## [Data lines]
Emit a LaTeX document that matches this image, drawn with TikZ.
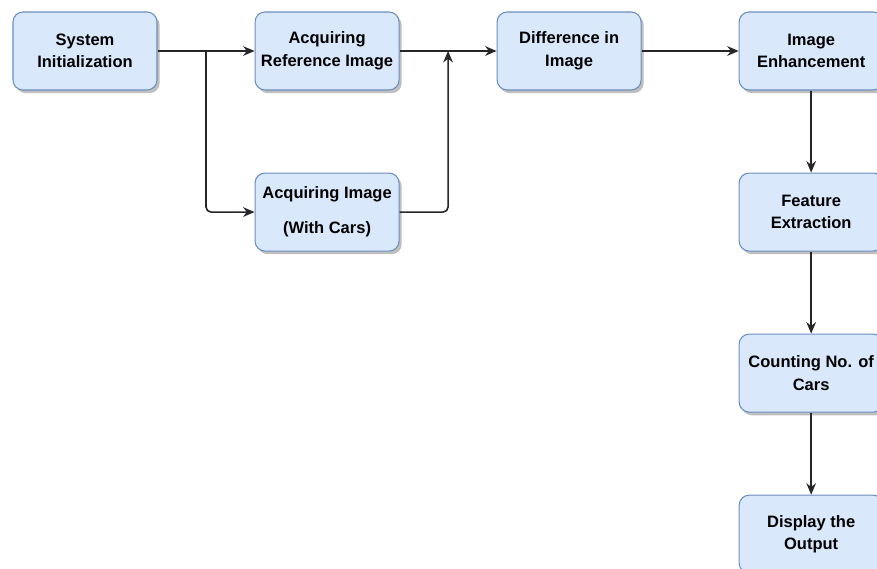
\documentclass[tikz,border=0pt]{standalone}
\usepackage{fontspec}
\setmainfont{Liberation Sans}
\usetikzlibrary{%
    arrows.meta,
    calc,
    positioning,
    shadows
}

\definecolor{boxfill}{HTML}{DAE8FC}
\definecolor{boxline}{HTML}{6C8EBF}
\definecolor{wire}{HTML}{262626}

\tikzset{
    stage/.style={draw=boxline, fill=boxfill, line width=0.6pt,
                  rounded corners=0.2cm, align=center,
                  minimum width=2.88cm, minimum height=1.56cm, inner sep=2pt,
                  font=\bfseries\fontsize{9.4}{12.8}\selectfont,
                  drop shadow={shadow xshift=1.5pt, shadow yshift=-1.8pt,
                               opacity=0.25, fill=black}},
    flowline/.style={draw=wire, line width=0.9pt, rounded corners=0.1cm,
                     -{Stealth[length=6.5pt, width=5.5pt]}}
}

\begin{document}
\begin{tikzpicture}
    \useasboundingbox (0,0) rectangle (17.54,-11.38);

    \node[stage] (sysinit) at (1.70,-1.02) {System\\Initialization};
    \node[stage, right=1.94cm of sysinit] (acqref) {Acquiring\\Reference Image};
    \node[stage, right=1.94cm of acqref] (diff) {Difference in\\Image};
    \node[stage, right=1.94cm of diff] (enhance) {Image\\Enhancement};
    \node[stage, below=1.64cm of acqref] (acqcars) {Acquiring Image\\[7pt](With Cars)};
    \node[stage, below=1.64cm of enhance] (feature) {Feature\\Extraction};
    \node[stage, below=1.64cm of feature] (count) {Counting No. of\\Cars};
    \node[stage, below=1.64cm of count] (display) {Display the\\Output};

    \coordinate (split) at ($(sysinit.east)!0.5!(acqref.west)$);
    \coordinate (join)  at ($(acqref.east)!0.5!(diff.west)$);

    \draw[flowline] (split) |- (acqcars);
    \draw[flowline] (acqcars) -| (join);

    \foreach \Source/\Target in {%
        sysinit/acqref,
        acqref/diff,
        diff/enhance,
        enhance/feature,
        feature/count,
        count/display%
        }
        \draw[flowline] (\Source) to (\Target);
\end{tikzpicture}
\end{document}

## [Aim]
Copy the data word for word. Pictures do not go in the copy.

## [Response below]
Emit a LaTeX document that matches this image, drawn with TikZ.
\documentclass[tikz,border=0pt]{standalone}
\usepackage{fontspec}
\setmainfont{Liberation Sans}
\usetikzlibrary{%
    arrows.meta,
    calc,
    positioning,
    shadows
}

\definecolor{boxfill}{HTML}{DAE8FC}
\definecolor{boxline}{HTML}{6C8EBF}
\definecolor{wire}{HTML}{262626}

\tikzset{
    stage/.style={draw=boxline, fill=boxfill, line width=0.6pt,
                  rounded corners=0.2cm, align=center,
                  minimum width=2.88cm, minimum height=1.56cm, inner sep=2pt,
                  font=\bfseries\fontsize{9.4}{12.8}\selectfont,
                  drop shadow={shadow xshift=1.5pt, shadow yshift=-1.8pt,
                               opacity=0.25, fill=black}},
    flowline/.style={draw=wire, line width=0.9pt, rounded corners=0.1cm,
                     -{Stealth[length=6.5pt, width=5.5pt]}}
}

\begin{document}
\begin{tikzpicture}
    \useasboundingbox (0,0) rectangle (17.54,-11.38);

    \node[stage] (sysinit) at (1.70,-1.02) {System\\Initialization};
    \node[stage, right=1.94cm of sysinit] (acqref) {Acquiring\\Reference Image};
    \node[stage, right=1.94cm of acqref] (diff) {Difference in\\Image};
    \node[stage, right=1.94cm of diff] (enhance) {Image\\Enhancement};
    \node[stage, below=1.64cm of acqref] (acqcars) {Acquiring Image\\[7pt](With Cars)};
    \node[stage, below=1.64cm of enhance] (feature) {Feature\\Extraction};
    \node[stage, below=1.64cm of feature] (count) {Counting No. of\\Cars};
    \node[stage, below=1.64cm of count] (display) {Display the\\Output};

    \coordinate (split) at ($(sysinit.east)!0.5!(acqref.west)$);
    \coordinate (join)  at ($(acqref.east)!0.5!(diff.west)$);

    \draw[flowline] (split) |- (acqcars);
    \draw[flowline] (acqcars) -| (join);

    \foreach \Source/\Target in {%
        sysinit/acqref,
        acqref/diff,
        diff/enhance,
        enhance/feature,
        feature/count,
        count/display%
        }
        \draw[flowline] (\Source) to (\Target);
\end{tikzpicture}
\end{document}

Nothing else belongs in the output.